Chest pains, shortness of breath and other bodily discomforts such as nausea or breaking out in a cold sweat may already be signs of a heart attack. A patient who comes to the hospital experiencing chest pains and whose ECG readings show that he is indeed having a heart attack should be taken to the cardiac cath lab immediately where a cardiologist can perform emergency stenting. This can save a lot of damage to the heart.
Coronary artery stenting is an interventional procedure used to open up blocked arteries to boost blood flow to the heart. It further minimizes chest pain and lessens the risk of a massive heart attack and death.
This method involves a stent which is a tiny metal tube with slots that is used to prop up or support a collapsed or clogged coronary artery. Using a balloon catheter, the stent is placed over a guide wire into the artery via a small hole made in the patient’s arm or groin. Once in the intended site, the cardiologist fills the balloon with air so that the stent expands to the size of the artery to hold it open. Eventually, the balloon is deflated and taken out but the stent is left inside the patient’s body to stay in place.

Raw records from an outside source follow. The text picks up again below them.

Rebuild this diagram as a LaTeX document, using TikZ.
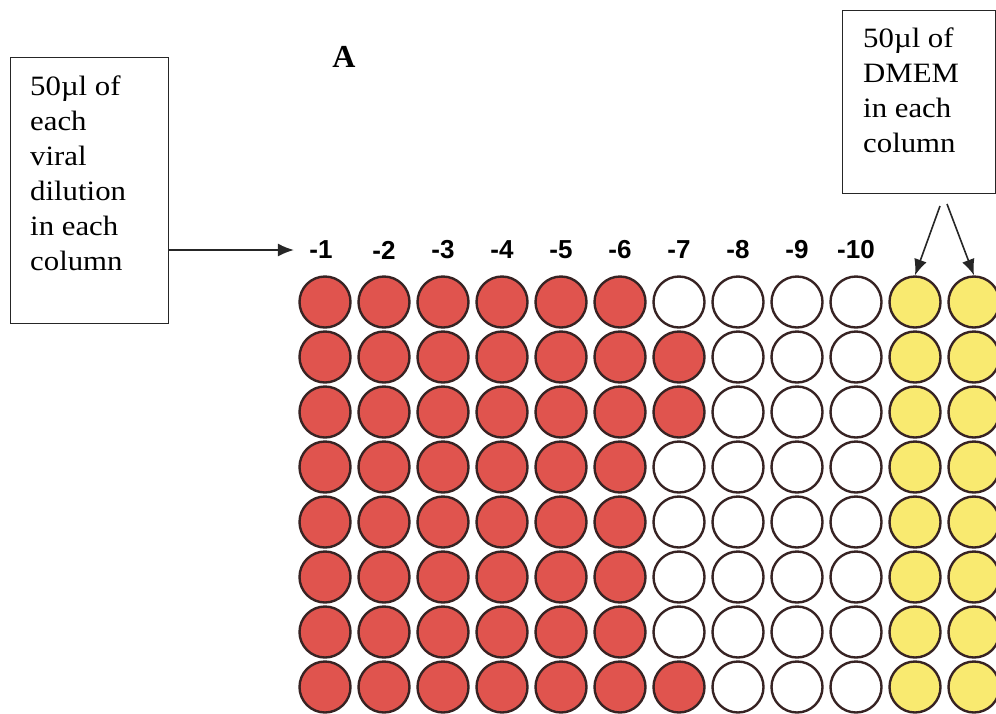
\documentclass[tikz,border=0pt]{standalone}
\usepackage{fontspec}
\setmainfont{Liberation Serif}
\newfontfamily\notefont[FakeStretch=1.1]{Liberation Serif}
\newfontfamily\labelfont{Liberation Sans}
\usetikzlibrary{arrows.meta}
\definecolor{wellred}{RGB}{224,84,78}
\definecolor{wellyellow}{RGB}{249,234,112}
\definecolor{welledge}{RGB}{55,35,35}
\tikzset{
  well/.style={circle,draw=welledge,line width=2.4pt,minimum size=51pt,inner sep=0pt},
  redwell/.style={well,fill=wellred},
  yellowwell/.style={well,fill=wellyellow},
  emptywell/.style={well,fill=white},
  notebox/.style={draw=black!85,line width=1.2pt,rectangle,anchor=north west,inner sep=0pt},
  notetext/.style={align=left,anchor=north west,inner sep=0pt,font=\notefont\fontsize{28}{35}\selectfont},
  dil/.style={font=\labelfont\bfseries\fontsize{26}{26}\selectfont},
  pointer/.style={line width=1.6pt,black!85,-{Latex[length=16pt,width=13pt]}}
}
\begin{document}
\begin{tikzpicture}[x=1pt,y=-1pt]
  \useasboundingbox (0,0) rectangle (996,713);

  \node (plate) [font=\bfseries\fontsize{32}{32}\selectfont] at (344,57) {A};

  \node[notebox,minimum width=158pt,minimum height=266pt] (lbox) at (10,57) {};
  \node[notetext] (ltext) at (30,76)
       {50µl of\\each\\viral\\dilution\\in each\\column};

  \node[notebox,minimum width=153pt,minimum height=183pt] (rbox) at (842,10) {};
  \node[notetext] (rtext) at (863,28)
       {50µl of\\DMEM\\in each\\column};

  % dilution labels
  \node[dil] (d1) at (321,250) {-1};
  \foreach \c in {2,...,10}
    \node[dil] (d\c) at ({325+59*(\c-1)},250) {-\c};

  % wells
  \foreach \c in {1,...,6}
    \foreach \r in {1,...,8}
      \node[redwell] (w\r-\c) at ({325+59*(\c-1)},{302+55*(\r-1)}) {};
  \foreach \r/\s in {1/emptywell,2/redwell,3/redwell,4/emptywell,5/emptywell,
                     6/emptywell,7/emptywell,8/redwell}
    \node[\s] (w\r-7) at (679,{302+55*(\r-1)}) {};
  \foreach \c in {8,9,10}
    \foreach \r in {1,...,8}
      \node[emptywell] (w\r-\c) at ({325+59*(\c-1)},{302+55*(\r-1)}) {};
  \foreach \c in {11,12}
    \foreach \r in {1,...,8}
      \node[yellowwell] (w\r-\c) at ({325+59*(\c-1)},{302+55*(\r-1)}) {};

  \coordinate (rtail1) at (940,206);
  \coordinate (rtail2) at (947,204);

  \draw[pointer] (lbox.east |- d1.west) -- ([xshift=-12pt]d1.west);
  \draw[pointer] (rtail1) -- (w1-11.north);
  \draw[pointer] (rtail2) -- (w1-12.north);
\end{tikzpicture}
\end{document}
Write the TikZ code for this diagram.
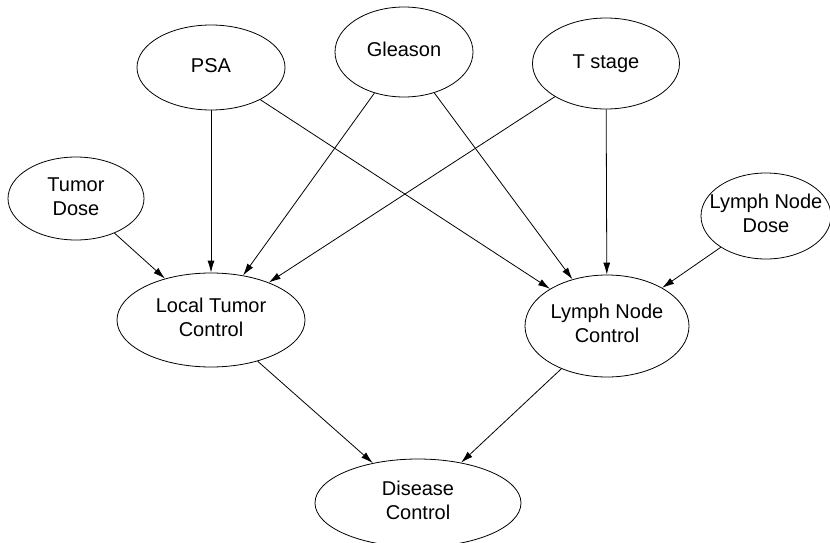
\documentclass[tikz,border=0pt]{standalone}
\usepackage{fontspec}
\setmainfont{Liberation Sans}
\usetikzlibrary{shapes.geometric,arrows.meta}
\newcommand\nodetext[1]{\makebox[0pt]{\begin{tabular}{@{}c@{}}#1\end{tabular}}}
\begin{document}
\begin{tikzpicture}[x=1pt,y=-1pt,
  var/.style={ellipse, draw, line width=0.8pt, inner sep=0pt, font=\fontsize{20}{24}\selectfont},
  arr/.style={-{Latex[length=12pt,width=7pt]}, line width=0.8pt}]
\useasboundingbox (0,0) rectangle (830,543);
\node[var, minimum width=148pt, minimum height=85pt] (psa) at (211,67.5) {\nodetext{PSA}};
\node[var, minimum width=138pt, minimum height=90pt] (gleason) at (404,52) {\nodetext{Gleason}};
\node[var, minimum width=147pt, minimum height=91pt] (tstage) at (606,63.5) {\nodetext{T stage}};
\node[var, minimum width=136pt, minimum height=83pt] (tdose) at (76,198.5) {\nodetext{Tumor\\Dose}};
\node[var, minimum width=130pt, minimum height=86pt] (ldose) at (766,216) {\nodetext{Lymph Node\\Dose}};
\node[var, minimum width=188pt, minimum height=94pt] (ltc) at (211,320) {\nodetext{Local Tumor\\Control}};
\node[var, minimum width=164pt, minimum height=102pt] (lnc) at (607,326) {\nodetext{Lymph Node\\Control}};
\node[var, minimum width=206pt, minimum height=88pt] (dc) at (418,503) {\nodetext{Disease\\Control}};
\draw[arr] (psa) -- (ltc);
\draw[arr] (psa) -- (lnc);
\draw[arr] (gleason) -- (ltc);
\draw[arr] (gleason) -- (lnc);
\draw[arr] (tstage) -- (ltc);
\draw[arr] (tstage) -- (lnc);
\draw[arr] (tdose) -- (ltc);
\draw[arr] (ldose) -- (lnc);
\draw[arr] (ltc) -- (dc);
\draw[arr] (lnc) -- (dc);
\end{tikzpicture}
\end{document}
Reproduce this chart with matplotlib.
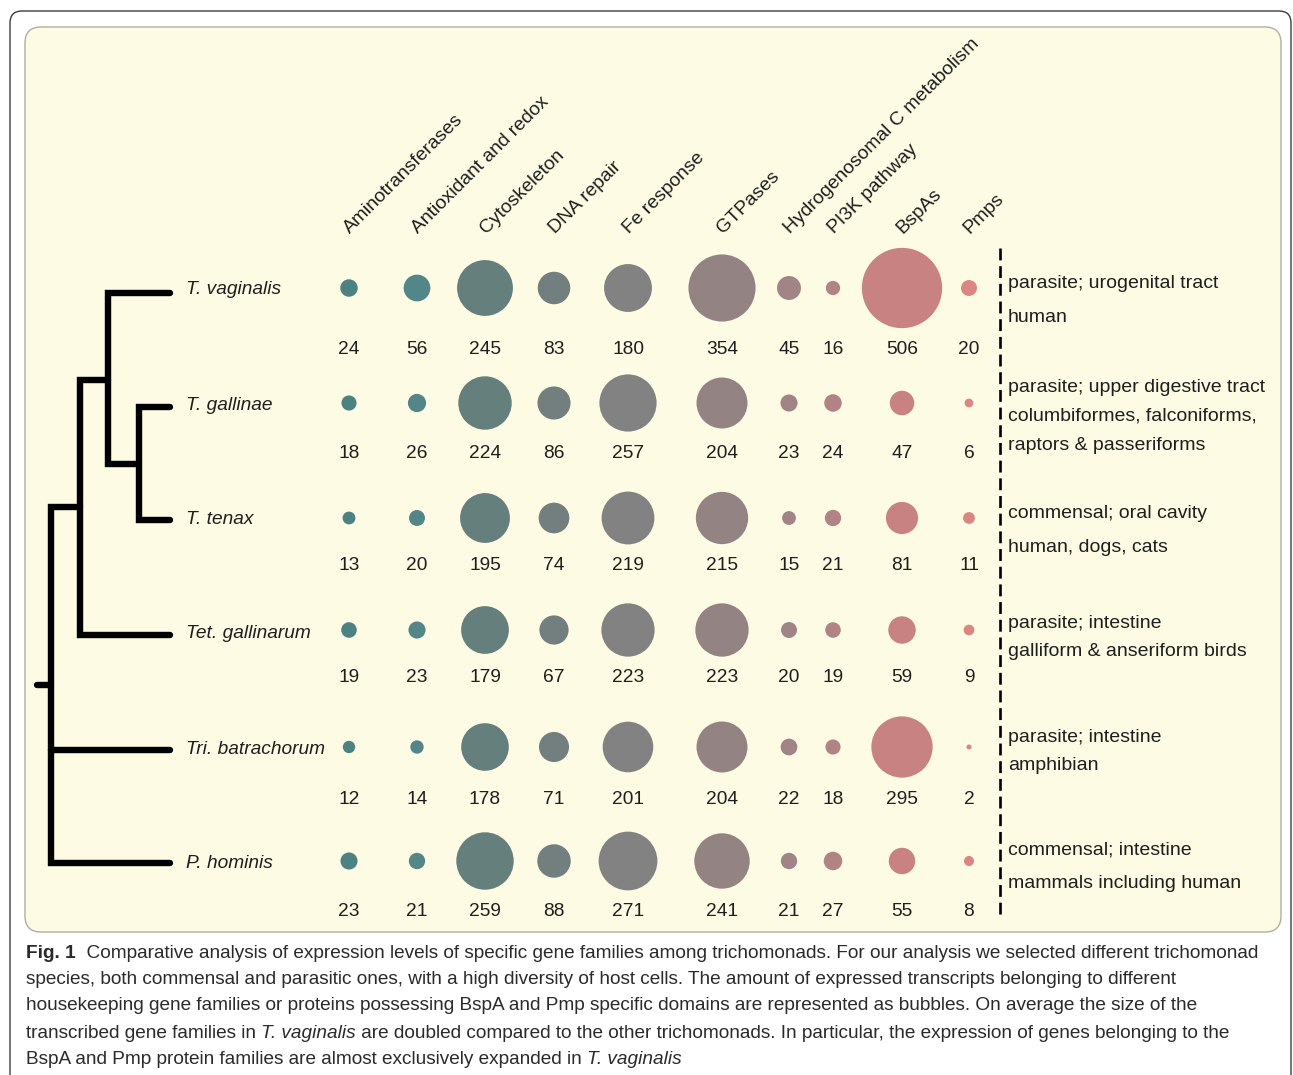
import matplotlib
matplotlib.use("Agg")
import matplotlib.pyplot as plt
from matplotlib.patches import FancyBboxPatch
import numpy as np

# ---------------- data ----------------
species = ["T. vaginalis", "T. gallinae", "T. tenax", "Tet. gallinarum",
           "Tri. batrachorum", "P. hominis"]
families = ["Aminotransferases", "Antioxidant and redox", "Cytoskeleton",
            "DNA repair", "Fe response", "GTPases", "Hydrogenosomal C metabolism",
            "PI3K pathway", "BspAs", "Pmps"]
t_vaginalis = [24, 56, 245, 83, 180, 354, 45, 16, 506, 20]
t_gallinae = [18, 26, 224, 86, 257, 204, 23, 24, 47, 6]
t_tenax = [13, 20, 195, 74, 219, 215, 15, 21, 81, 11]
tet_gallinarum = [19, 23, 179, 67, 223, 223, 20, 19, 59, 9]
tri_batrachorum = [12, 14, 178, 71, 201, 204, 22, 18, 295, 2]
p_hominis = [23, 21, 259, 88, 271, 241, 21, 27, 55, 8]
counts = [t_vaginalis, t_gallinae, t_tenax, tet_gallinarum, tri_batrachorum, p_hominis]
hosts = [
    ["parasite; urogenital tract", "human"],
    ["parasite; upper digestive tract", "columbiformes, falconiforms,",
     "raptors & passeriforms"],
    ["commensal; oral cavity", "human, dogs, cats"],
    ["parasite; intestine", "galliform & anseriform birds"],
    ["parasite; intestine", "amphibian"],
    ["commensal; intestine", "mammals including human"],
]
caption_lines = [
    [("Fig. 1", "bold"), ("  Comparative analysis of expression levels of specific gene families among trichomonads. For our analysis we selected different trichomonad", "normal")],
    [("species, both commensal and parasitic ones, with a high diversity of host cells. The amount of expressed transcripts belonging to different", "normal")],
    [("housekeeping gene families or proteins possessing BspA and Pmp specific domains are represented as bubbles. On average the size of the", "normal")],
    [("transcribed gene families in ", "normal"), ("T. vaginalis", "italic"), (" are doubled compared to the other trichomonads. In particular, the expression of genes belonging to the", "normal")],
    [("BspA and Pmp protein families are almost exclusively expanded in ", "normal"), ("T. vaginalis", "italic")],
]

# ---------------- layout / style ----------------
W, H = 1293, 1075
col_x = [349, 417, 485, 554, 628, 722, 789, 833, 902, 969]
row_y = [288, 403, 518, 630, 747, 861]
num_y = [349, 454, 566, 678, 799, 912]
label_y = [290, 405, 520, 633, 749, 863]
host_y = [[283, 318], [388, 416, 445], [513, 547], [623, 651], [737, 765], [850, 884]]
col_colors = ["#4d8283", "#538688", "#657f7d", "#737f7e", "#828282",
              "#948383", "#a08486", "#b28384", "#c88282", "#dc8585"]
size_scale = 6.6  # points^2 per unit (area proportional to value)
txt_col = "#1e1e1e"
sans = ["Liberation Sans", "DejaVu Sans"]
narrow = ["Liberation Sans Narrow", "Liberation Sans", "DejaVu Sans"]

fig = plt.figure(figsize=(W / 100, H / 100), dpi=100)
fig.patch.set_facecolor("white")
ax = fig.add_axes([0, 0, 1, 1])
ax.set_xlim(0, W)
ax.set_ylim(H, 0)
ax.axis("off")

# outer frame and panel
ax.add_patch(FancyBboxPatch((10, 11), 1281, 1100, boxstyle="round,pad=0,rounding_size=12",
                            fc="white", ec="#3c3c3c", lw=1.0, zorder=0))
ax.add_patch(FancyBboxPatch((25, 27), 1256, 905, boxstyle="round,pad=0,rounding_size=16",
                            fc="#fdfbe3", ec="#aeaea6", lw=1.0, zorder=1))

# tree
tree_lw = 4.6
def seg(xs, ys):
    ax.plot(xs, ys, color="black", lw=tree_lw, solid_capstyle="round",
            solid_joinstyle="miter", zorder=3)
leaf_end = 170
seg([leaf_end, 108, 108, 139], [293, 293, 464, 464])
seg([leaf_end, 139, 139, leaf_end], [407, 407, 520, 520])
seg([108, 80, 80, leaf_end], [380, 380, 635, 635])
seg([80, 51, 51, leaf_end], [507, 507, 863, 863])
seg([51, leaf_end], [750, 750])
seg([37, 51], [685, 685])

for sp, y in zip(species, label_y):
    ax.text(186, y, sp, style="italic", fontsize=13.8, family=sans, color=txt_col,
            ha="left", va="center", zorder=4)

# column headers
for fam, x in zip(families, col_x):
    ax.text(x + 1, 234, fam, rotation=45, rotation_mode="anchor", ha="left",
            va="baseline", fontsize=13.9, family=sans, color=txt_col, zorder=4)

# bubbles + numbers
for r, (vals, y, ny) in enumerate(zip(counts, row_y, num_y)):
    vals = np.asarray(vals, dtype=float)
    ax.scatter(col_x, [y] * len(col_x), s=vals * size_scale, c=col_colors,
               edgecolors="none", zorder=4)
    for x, v in zip(col_x, vals):
        ax.text(x, ny, f"{int(v)}", ha="center", va="center", fontsize=13.8,
                family=narrow, color=txt_col, zorder=4)

# dashed separator
ax.plot([1000, 1000], [248, 915], color="black", lw=1.9, dashes=(4.5, 2.2), zorder=3)

for lines, ys in zip(hosts, host_y):
    for t, y in zip(lines, ys):
        ax.text(1008, y, t, ha="left", va="center", fontsize=14, family=sans,
                color=txt_col, zorder=4)

# caption with mixed styles
fig.canvas.draw()
renderer = fig.canvas.get_renderer()

def draw_runs(parts, x0, y, size):
    x = x0
    arts = []
    for txt, sty in parts:
        kw = dict(fontsize=size, family=narrow, color="#2a2a2a", ha="left",
                  va="center", zorder=4)
        if sty == "bold":
            kw["fontweight"] = "bold"
        elif sty == "italic":
            kw["style"] = "italic"
        t = ax.text(x, y, txt, **kw)
        bb = t.get_window_extent(renderer)
        x += bb.width
        arts.append(t)
    return x, arts

# fit first line width
end, arts = draw_runs(caption_lines[0], 26, 952, 12)
scale = (1270 - 26) / (end - 26)
for a in arts:
    a.remove()
cap_size = 12 * scale
cap_y = [953, 980, 1006, 1033, 1060]
for parts, y in zip(caption_lines, cap_y):
    draw_runs(parts, 26, y, cap_size)

fig.savefig("out.png", dpi=100, facecolor="white")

Stenting is different from angioplasty in the sense that in the latter, the technique used is to simply open up the collapsed area with the help of a catheter and an inflated balloon at its tip. When the previously blocked spot is expanded, the balloon is removed, leaving nothing inside. In some cases, unfortunately, some areas in the blood vessels that have been expanded with balloon inflation can close up again. So, a stent is needed to decrease the possibility of closing. This course of action is called restenosis.
Insertion of a heart stent is less invasive compared to a bypass operation, which is a surgical procedure. The former is not as traumatic because it involves minimal invasion. In stenting, the doctor doesn’t cut the patient’s chest open and instead just punctures a hole in the artery. Moreover, since the cardiologist only uses local anesthesia, the patient is awake throughout the stenting procedure and experiences less pain after.
It is important to note though that not all heart patients can be candidates for stenting. Factors such as the location, extent and quality of the blockage as well as the size of the artery will establish if stenting can be done. There are patients, particularly those with diabetes, who are also recommended to undergo a bypass operation instead of stenting.
New developments in the field of stenting include drug-eluting stents, an improvement from the original metal stents used in the beginning. Although controversies still abound about the use of drug-coated stents, there are already a large number of patients who have benefited from these. They were the ones who were having acute heart attacks and were given this immediate intervention. As a result, stenting prevented bigger damages that could have been fatal.